Another war dents global economy

Tapiwa Gomo

THE world has experienced multiple shocks in the past 10 turbulent years, each with differing effects.

Although world leaders have responded to the shocks in diverse ways, there has not been a comprehensive strategic approach or a well-thought-out plan to deal with them. Let’s take a glance at recent historical moments and the various shocks the world has experienced, each of which has been handled differently by world leaders.

Donald Trump took office as the 45th president of the United States (US) on January 20, 2017. Being the leader of one of the most powerful countries in the world, he introduced protectionist policies which made it difficult for other countries to conduct business with the US-based businesses on free market principles.

He declared to the world that he had adopted these policies to safeguard US markets, support domestic businesses and attract back investors who had fled the country in quest of more affordable labour.

In response, some of the countries trading with the US found new trading partners to take the place of the US markets. This, along with Brexit in the United Kingdom (UK), signalled or rather intensified the fragmentation of world markets, a phenomenon commonly referred to as deglobalisation.

This involves some global units — usually nation-States — becoming less integrated and dependent on one another. Deglobalisation is simply when economic trade and investment between or among countries decline.

The COVID-19 pandemic severely impacted livelihoods, and took a huge toll on human life and international trade, which caused the world economy to nearly collapse.
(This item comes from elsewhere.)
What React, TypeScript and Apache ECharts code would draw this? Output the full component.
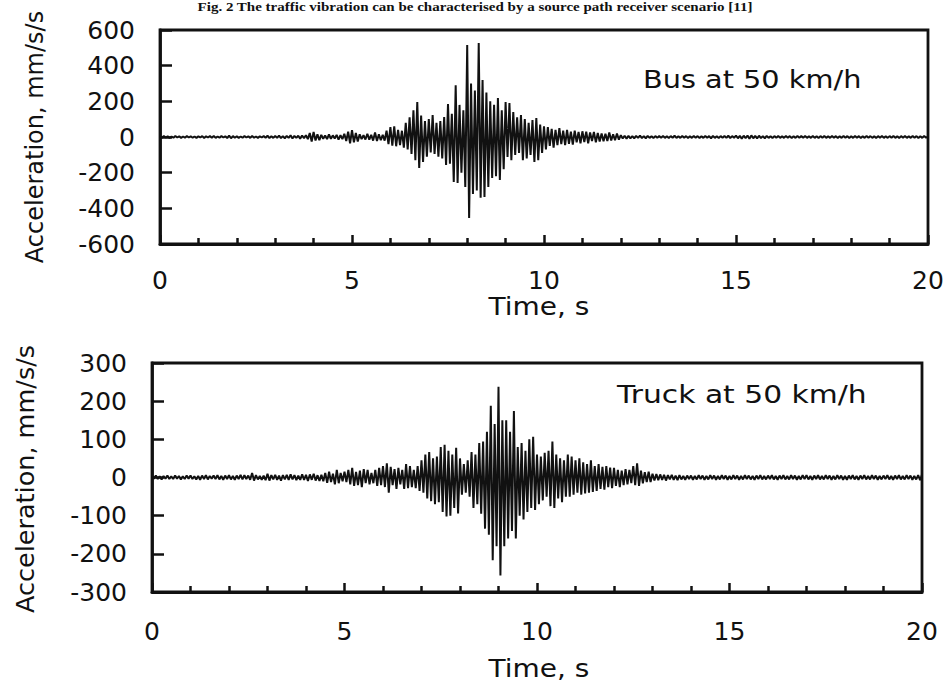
import React, { useEffect, useRef } from "react";
import * as echarts from "echarts";

// sample spacing of the recordings, seconds
const DT = 0.05;

// Bus at 50 km/h, acceleration in mm/s/s, one row per second (20 samples)
const busAccel = [
  3, -4, 5, -3, 4, -5, 3, -4, 6, -3, 4, -5, 3, -4, 5, -3, 4, -4, 3, -5,
  4, -3, 5, -6, 4, -3, 5, -4, 6, -5, 3, -4, 5, -3, 4, -6, 8, -7, 5, -4,
  4, -5, 3, -4, 5, -3, 4, -5, 6, -4, 3, -5, 4, -3, 5, -4, 7, -6, 4, -5,
  6, -5, 8, -6, 5, -7, 6, -5, 9, -8, 6, -5, 7, -9, 8, -6, 10, -12, 22, -25,
  28, -20, 15, -18, 12, -10, 8, -12, 14, -10, 9, -8, 12, -15, 10, -12, 18, -22, 30, -35,
  38, -30, 22, -25, 15, -12, 10, -14, 18, -15, 12, -20, 25, -22, 15, -18, 12, -20, 35, -40,
  55, -48, 60, -52, 40, -45, 35, -60, 80, -70, 110, -95, 150, -130, 196, -174, 120, -140, 90, -110,
  100, -86, 123, -95, 80, -110, 90, -120, 112, -157, 185, -150, 130, -252, 290, -258, 180, -200, 150, -280,
  516, -454, 300, -320, 260, -300, 527, -340, 320, -336, 250, -280, 200, -230, 180, -220, 219, -241, 150, -180,
  196, -112, 190, -130, 140, -100, 110, -90, 123, -130, 100, -120, 80, -100, 95, -140, 106, -130, 70, -90,
  60, -70, 55, -50, 45, -60, 40, -45, 50, -40, 35, -45, 40, -38, 30, -42, 35, -30, 28, -35,
  32, -28, 30, -35, 25, -22, 28, -30, 22, -25, 20, -24, 18, -22, 25, -20, 15, -18, 20, -15,
  10, -8, 7, -9, 6, -8, 5, -7, 6, -5, 8, -6, 5, -7, 6, -5, 4, -6, 5, -4,
  5, -4, 6, -5, 4, -6, 5, -4, 7, -5, 4, -5, 6, -4, 5, -6, 4, -5, 6, -4,
  5, -6, 4, -5, 6, -4, 5, -7, 6, -5, 4, -6, 5, -4, 6, -5, 7, -6, 5, -4,
  8, -7, 6, -9, 7, -6, 8, -10, 9, -7, 6, -8, 7, -6, 5, -7, 6, -5, 4, -6,
  5, -4, 6, -5, 4, -5, 6, -4, 5, -6, 4, -5, 6, -4, 5, -4, 6, -5, 4, -5,
  6, -5, 4, -6, 5, -4, 6, -5, 4, -5, 6, -4, 5, -6, 4, -5, 6, -4, 5, -6,
  4, -5, 6, -4, 5, -6, 4, -5, 6, -4, 5, -5, 4, -6, 5, -4, 6, -5, 4, -5,
  5, -4, 6, -5, 4, -6, 5, -4, 6, -5, 4, -5, 6, -4, 5, -6, 4, -5, 6, -4,
  3,
];

// Truck at 50 km/h, acceleration in mm/s/s, one row per second (20 samples)
const truckAccel = [
  4, -3, 5, -4, 3, -5, 4, -3, 5, -4, 3, -4, 5, -3, 4, -5, 3, -4, 5, -3,
  5, -4, 3, -5, 4, -6, 5, -4, 6, -5, 4, -3, 5, -4, 6, -5, 4, -6, 5, -4,
  6, -5, 4, -6, 5, -4, 7, -5, 6, -4, 5, -6, 12, -8, 6, -5, 4, -6, 5, -7,
  10, -8, 6, -5, 7, -6, 5, -8, 6, -5, 7, -6, 8, -5, 6, -7, 5, -6, 8, -6,
  7, -9, 8, -6, 10, -8, 6, -9, 7, -10, 12, -14, 15, -12, 10, -18, 20, -15, 12, -10,
  15, -12, 20, -18, 25, -22, 15, -20, 18, -25, 22, -15, 20, -18, 12, -15, 20, -22, 25, -20,
  30, -25, 37, -40, 28, -20, 22, -30, 25, -18, 20, -30, 35, -28, 30, -25, 20, -28, 30, -35,
  45, -40, 60, -55, 67, -62, 50, -70, 55, -65, 80, -90, 86, -102, 70, -100, 60, -80, 78, -94,
  50, -45, 35, -40, 45, -50, 67, -80, 60, -70, 90, -95, 94, -134, 120, -150, 188, -217, 140, -180,
  238, -257, 150, -180, 150, -160, 120, -140, 174, -160, 80, -100, 90, -110, 70, -90, 100, -80, 107, -85,
  60, -70, 55, -60, 65, -50, 70, -75, 94, -80, 60, -55, 50, -65, 45, -50, 60, -50, 55, -45,
  45, -40, 50, -45, 40, -42, 35, -40, 45, -38, 30, -35, 35, -30, 28, -32, 30, -25, 26, -28,
  25, -22, 20, -25, 18, -20, 22, -18, 20, -15, 30, -20, 37, -22, 18, -15, 14, -12, 15, -12,
  10, -8, 9, -7, 8, -6, 7, -8, 6, -5, 7, -6, 5, -7, 6, -5, 4, -6, 5, -4,
  5, -6, 4, -5, 6, -4, 5, -6, 4, -5, 6, -4, 5, -6, 4, -5, 6, -4, 5, -6,
  4, -5, 6, -4, 5, -6, 4, -5, 6, -4, 5, -5, 4, -6, 5, -4, 6, -5, 4, -5,
  5, -4, 6, -5, 4, -6, 5, -4, 6, -5, 4, -5, 6, -4, 5, -6, 4, -5, 6, -4,
  6, -5, 4, -6, 5, -4, 6, -5, 4, -5, 6, -4, 5, -6, 4, -5, 6, -4, 5, -6,
  4, -6, 5, -4, 6, -5, 4, -6, 5, -4, 6, -5, 4, -5, 6, -4, 5, -6, 4, -5,
  5, -4, 6, -5, 4, -6, 5, -4, 6, -5, 4, -5, 6, -4, 5, -6, 4, -5, 6, -7,
  8,
];

// axis tick values
const timeTicks = [0, 5, 10, 15, 20];
const busTicks = [-600, -400, -200, 0, 200, 400, 600];
const truckTicks = [-300, -200, -100, 0, 100, 200, 300];

const TITLE =
  "Fig. 2 The traffic vibration can be characterised by a source path receiver scenario [11]";
const Y_NAME = "Acceleration, mm/s/s";
const X_NAME = "Time, s";
const BUS_LABEL = "Bus at 50 km/h";
const TRUCK_LABEL = "Truck at 50 km/h";

const INK = "#111111";
const FONT = "DejaVu Sans";

function toPairs(values: number[]) {
  return values.map((v, i) => [+(i * DT).toFixed(2), v]);
}

function xAxisFor(gridIndex: number, margin: number) {
  return {
    gridIndex,
    type: "value",
    min: timeTicks[0],
    max: timeTicks[timeTicks.length - 1],
    interval: timeTicks[1] - timeTicks[0],
    axisLine: { show: true, onZero: false, lineStyle: { color: INK, width: 2.8 } },
    axisTick: { show: true, inside: true, length: 9, lineStyle: { color: INK, width: 2.5 } },
    minorTick: { show: true, splitNumber: 5, length: 6, lineStyle: { color: INK, width: 2.5 } },
    axisLabel: { margin, fontSize: 25, color: INK, fontFamily: FONT },
    splitLine: { show: false },
    minorSplitLine: { show: false },
  };
}

function yAxisFor(gridIndex: number, ticks: number[]) {
  return {
    gridIndex,
    type: "value",
    min: ticks[0],
    max: ticks[ticks.length - 1],
    interval: ticks[1] - ticks[0],
    axisLine: { show: true, onZero: false, lineStyle: { color: INK, width: 2.8 } },
    axisTick: { show: true, inside: true, length: 12, lineStyle: { color: INK, width: 2.5 } },
    axisLabel: { margin: 25, fontSize: 25, color: INK, fontFamily: FONT },
    splitLine: { show: false },
  };
}

function textEl(text: string, x: number, y: number, size: number, extra: any = {}) {
  const { align, ...rest } = extra;
  return {
    type: "text",
    x,
    y,
    silent: true,
    ...rest,
    style: {
      text,
      fill: INK,
      font: `${size}px "${FONT}"`,
      textAlign: align || "left",
      textVerticalAlign: "middle",
    },
  };
}

export default function App() {
  const ref = useRef<HTMLDivElement>(null);

  useEffect(() => {
    if (!ref.current) return;
    const chart = echarts.init(ref.current, null, { renderer: "svg" });
    const option: any = {
      animation: false,
      backgroundColor: "#ffffff",
      grid: [
        { left: 160, top: 30, width: 768, height: 214, show: true, borderColor: INK, borderWidth: 2.8, backgroundColor: "transparent" },
        { left: 152, top: 363, width: 770, height: 229, show: true, borderColor: INK, borderWidth: 2.8, backgroundColor: "transparent" },
      ],
      xAxis: [xAxisFor(0, 24), xAxisFor(1, 27)],
      yAxis: [yAxisFor(0, busTicks), yAxisFor(1, truckTicks)],
      series: [
        {
          name: BUS_LABEL,
          type: "line",
          xAxisIndex: 0,
          yAxisIndex: 0,
          data: toPairs(busAccel),
          showSymbol: false,
          symbol: "none",
          lineStyle: { color: INK, width: 2 },
          silent: true,
        },
        {
          name: TRUCK_LABEL,
          type: "line",
          xAxisIndex: 1,
          yAxisIndex: 1,
          data: toPairs(truckAccel),
          showSymbol: false,
          symbol: "none",
          lineStyle: { color: INK, width: 2 },
          silent: true,
        },
      ],
      graphic: [
        {
          type: "text",
          x: 475,
          y: 1,
          scaleX: 1.25,
          silent: true,
          style: {
            text: TITLE,
            fill: "#111",
            font: 'bold 12px "Liberation Serif"',
            textAlign: "center",
            textVerticalAlign: "top",
          },
        },
        textEl(Y_NAME, 35, 137, 24, { rotation: Math.PI / 2, align: "center" }),
        textEl(Y_NAME, 25, 479, 25.5, { rotation: Math.PI / 2, align: "center" }),
        textEl(X_NAME, 539, 306, 25, { scaleX: 1.12, align: "center" }),
        textEl(X_NAME, 539, 668, 25, { scaleX: 1.12, align: "center" }),
        textEl(BUS_LABEL, 643, 79, 25, { scaleX: 1.15 }),
        textEl(TRUCK_LABEL, 617, 394, 25, { scaleX: 1.19 }),
      ],
    };
    chart.setOption(option);
    return () => chart.dispose();
  }, []);

  return (
    <div
      ref={ref}
      style={{ position: "absolute", left: 0, top: 0, width: 949, height: 684 }}
    />
  );
}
According to estimates, the pandemic cost the world economy more than US$12,5 trillion, or roughly 10% of total global gross domestic product. The impact was far harsher and deeper.

In fact, the disease’s impact is still being felt by millions of small businesses and low-income families, mainly because their trading patterns and means of subsistence were closely entwined with those of the global economies.

When the world thought it was time to rise out of the lockdowns and resuscitate economies and livelihoods, the war in Ukraine ignited, putting a dumper on all efforts for economic recovery.

Even before the COVID-19 pandemic, there was growing anguish over how the US and its Western allies were handling global affairs, mainly the haphazard imposition of sanctions on countries which did not conform to their dictates.

As the world prepared to emerge from COVID-19 pandemic lockdowns and revive its economies and livelihoods, the war in Ukraine intensified, severely hindering any attempts at economic recuperation.

The need to find alternate international trading partners and currency systems was sufficiently justified by the way the Ukraine war was handled, particularly the imposition of additional sanctions on Russia, one of the world’ major suppliers of energy and fertilisers.

Food shortages and inflation have been made worse by the war’s impact on unstable and high commodity and energy prices, which have been felt in many parts of the world.

While some countries have attempted to manage the effects of the pipeline disruptions brought on by the conflict in Ukraine, issues to do with food supply and commodity prices have persisted due to the unpredictability of the conflict’s length and intensity as well as possible export restrictions on nations which export food.

Discussions about the BRICS, an emerging economic and geopolitical bloc that consists of Brazil, Russia, India China and South Africa, dominated the time between then and the recent escalation of hostilities in the Middle East.

Most people were pinning their hopes for an alternative global trading and currency system on this bloc.

When that was smoothly in the pipeline, global attention shifted to the Middle East where an escalation of another war took place on October 7 and is threatening to once again disrupt economic recovery.

For several reasons, the conflict between Palestine and Israel has the potential to have a significant negative economic impact. If more countries decide to join, it can seriously damage the global economy and bring it dangerously close to a major recession.

This is contingent upon the responses of both Western and Middle Eastern countries on how this situation must be resolved.

The world is in for a protracted conflict that could split the globe apart if it adopts the same Russia-Ukraine strategy.

Second, given that the war in Ukraine has caused prices of everything to rise, the world cannot afford to see another protracted conflict escalate in one of the main oil and energy-supplying regions.

A similar conflict involving several Middle East countries in 1973 led to an oil embargo which caused developed economies to stagnate.

Because it was undergoing a process of reconfiguration when it was hit by these shocks, the world economy is still extremely fragile.

The world will regress even further if the Middle East crisis persists, and this could lead to further price increases for necessities, therefore destitution and poverty.

So much for globalisation when poor countries should be working on producing for themselves rather than depending on global supplies.

  • Tapiwa Gomo is a development consultant based in Pretoria, South Africa. He writes here in his personal capacity.